The night before I barely slept. I was so full of nervous energy, still debating my decision to go through with this and wondering if it was even possible to get through it. But I had come too far, I would be doing myself an injustice to not even try.

The morning of the event, I was the first person there! 15 minutes early! My friend Fran who lives in Sydney and had decided to enter, showed up a few minutes later. We got ourselves a good spot in transition and set up. Then we casually walked over to the pool and sat down to chill. Sitting by the pool I felt sick, I just wanted to get it over and done with. The event was very relaxed and the focus was fun, but I was conscious of not being in the pool forever and not holding up the following events. I got in the pool 4th to last (it had been requested that slower or less confident people line up further back). I had been watching the first half of the field swim and was honestly overwhelmed…what the hell was I thinking?!

When it was my turn I jumped in and swam as far as I could. I have to be honest, this wasn’t far! I took in some water on my jump in (I’m going to thank nerves and a racing heart for that one!) so I was already on the back foot. So I stopped to regroup and calm myself down! Restart! Swam as far as I could then switched to breaststroke. At the shallow end I stood up and waddled around the buoy to catch my breath. And then that became my strategy. Dive in and swim freestyle as far as possible towards the deep end and around the buoy on that side then switch to breaststroke till I was back in the shallow end, waddle around the buoy while catching my breath and repeat. It meant I kept moving. Coming down the 6th lap I was spent, and almost pulled the pin on the swim….but I couldn’t do that to myself, so I ran around and jumped in for the 2nd round. Completing the 600m, I ran out of the pool area, relieved that it was done, got into transition and onto my bike.

The bike was easy. 16km flew by, barely puffing, got back in to get ready for the run, then bam, shutdown! I hadn’t hydrated properly and my body felt like it weighed a tonne. 500m in, my stomach cramped up, like somebody grabbed my insides and twisted them into a knot. The second 500m was a combo of jogging and walking, trying to breathe it out and walk it out. At the 1km mark there was a drink station, so I stopped and guzzled 2 cups of water then kept going. 100m or so into the 2nd lap I started coming good and was able to run comfortably again. It was a very slow 6km but I got through it.

Crossing the finish line was the most incredible feeling. I cried tears of joy and relief. This was a case of ambition outweighing ability so I had to draw on the one thing I know I have a tonne of, and that is sheer stubborn determination!!!

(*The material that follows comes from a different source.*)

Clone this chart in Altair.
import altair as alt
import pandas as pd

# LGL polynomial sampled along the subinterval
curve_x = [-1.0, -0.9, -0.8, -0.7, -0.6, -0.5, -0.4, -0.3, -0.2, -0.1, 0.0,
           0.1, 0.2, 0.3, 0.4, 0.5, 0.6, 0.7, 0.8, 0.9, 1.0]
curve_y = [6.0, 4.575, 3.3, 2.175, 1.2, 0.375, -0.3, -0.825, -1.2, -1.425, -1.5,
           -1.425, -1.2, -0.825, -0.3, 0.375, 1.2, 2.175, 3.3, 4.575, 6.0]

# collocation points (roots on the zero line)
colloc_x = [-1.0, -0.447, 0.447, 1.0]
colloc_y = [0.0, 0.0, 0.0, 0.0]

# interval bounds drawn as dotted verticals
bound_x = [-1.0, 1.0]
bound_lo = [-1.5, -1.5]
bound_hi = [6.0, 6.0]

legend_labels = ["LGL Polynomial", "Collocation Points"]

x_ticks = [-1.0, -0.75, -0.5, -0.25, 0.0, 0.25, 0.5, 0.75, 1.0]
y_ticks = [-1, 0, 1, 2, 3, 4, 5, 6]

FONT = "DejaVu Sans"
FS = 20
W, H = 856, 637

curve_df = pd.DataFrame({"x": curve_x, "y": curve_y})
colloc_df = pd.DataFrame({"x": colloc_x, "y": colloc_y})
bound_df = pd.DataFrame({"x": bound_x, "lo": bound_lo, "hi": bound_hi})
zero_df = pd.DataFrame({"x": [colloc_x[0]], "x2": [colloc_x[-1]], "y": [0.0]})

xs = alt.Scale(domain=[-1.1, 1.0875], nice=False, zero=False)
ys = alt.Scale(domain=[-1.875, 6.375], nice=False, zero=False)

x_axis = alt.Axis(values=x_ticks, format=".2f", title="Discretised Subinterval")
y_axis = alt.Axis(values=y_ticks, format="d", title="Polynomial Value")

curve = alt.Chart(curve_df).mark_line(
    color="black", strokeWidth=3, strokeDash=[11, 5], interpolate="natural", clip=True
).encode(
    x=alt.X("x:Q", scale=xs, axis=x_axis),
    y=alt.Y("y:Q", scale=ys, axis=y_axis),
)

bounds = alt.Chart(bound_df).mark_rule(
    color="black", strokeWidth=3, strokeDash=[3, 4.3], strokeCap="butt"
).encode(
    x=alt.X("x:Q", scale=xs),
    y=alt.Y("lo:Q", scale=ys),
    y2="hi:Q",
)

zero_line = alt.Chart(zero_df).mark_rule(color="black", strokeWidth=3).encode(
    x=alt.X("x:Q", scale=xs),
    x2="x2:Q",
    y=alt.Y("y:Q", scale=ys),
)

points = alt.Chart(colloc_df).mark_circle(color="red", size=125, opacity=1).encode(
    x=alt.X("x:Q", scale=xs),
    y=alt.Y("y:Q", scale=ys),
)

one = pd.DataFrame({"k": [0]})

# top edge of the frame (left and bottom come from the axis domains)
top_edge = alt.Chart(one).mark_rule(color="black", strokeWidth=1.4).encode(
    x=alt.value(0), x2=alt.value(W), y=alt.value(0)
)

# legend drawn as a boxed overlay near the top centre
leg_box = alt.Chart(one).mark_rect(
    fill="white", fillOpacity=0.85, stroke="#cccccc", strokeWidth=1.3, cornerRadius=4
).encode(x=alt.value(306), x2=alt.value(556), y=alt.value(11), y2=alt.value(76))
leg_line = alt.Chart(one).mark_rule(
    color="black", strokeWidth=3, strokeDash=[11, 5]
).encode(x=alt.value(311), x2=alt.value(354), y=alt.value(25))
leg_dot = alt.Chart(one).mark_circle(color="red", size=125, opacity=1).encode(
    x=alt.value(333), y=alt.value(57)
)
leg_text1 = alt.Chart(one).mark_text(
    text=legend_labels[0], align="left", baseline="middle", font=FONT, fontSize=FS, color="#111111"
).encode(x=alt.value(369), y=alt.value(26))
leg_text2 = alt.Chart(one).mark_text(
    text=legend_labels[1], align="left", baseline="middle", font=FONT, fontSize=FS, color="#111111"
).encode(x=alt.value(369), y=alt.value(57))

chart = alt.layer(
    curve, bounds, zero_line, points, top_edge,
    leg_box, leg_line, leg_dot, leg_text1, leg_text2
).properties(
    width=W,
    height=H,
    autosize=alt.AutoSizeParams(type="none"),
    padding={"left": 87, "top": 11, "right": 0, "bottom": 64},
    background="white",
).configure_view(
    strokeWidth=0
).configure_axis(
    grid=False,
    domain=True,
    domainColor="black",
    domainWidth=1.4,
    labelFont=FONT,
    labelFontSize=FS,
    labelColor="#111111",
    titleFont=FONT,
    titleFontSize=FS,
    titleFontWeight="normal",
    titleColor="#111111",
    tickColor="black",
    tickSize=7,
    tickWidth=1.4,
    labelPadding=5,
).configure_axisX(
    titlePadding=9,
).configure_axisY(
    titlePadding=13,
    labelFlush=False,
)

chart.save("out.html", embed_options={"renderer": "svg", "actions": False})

I learnt so much doing this. Not only that I’m capable, I’m fit and the fact that I recovered amazingly well is proof of that, and I am now aware of what I need to do to be better prepared for the next one! Yes yes, I will be doing this again! But I will get my swimming improved and I will train a bit more evenly! Thank God I had been fit, cause I only did maybe three 3-4km runs in the lead up to this! Oh and water!!! Water water water! It’s really important!!!

The times were: swim 17mins, bike 43mins, run 55mins. Just under 2 hours of ‘fun’…which is code for fulfilling agony!!!
Many thanks to my friends who have supported me on this adventure. In the pool, Chris Neal, Cath Seabrook, Luke Abberton and my number 1 swimming coach Freddy Koch. Could not have gotten even close to doing this without you all. And outside the pool, all the messages of support and encouragement, not just on the day but throughout the process. Fran, for joining me on the day and keeping me in check, and of course my number 1 supporter, official photographer and sideline cheersquad Hubby skippy Neal!
Thank God my friends encourage and support my crazy ideas! I mean, why would you not enter a triathlon when you can’t swim!!!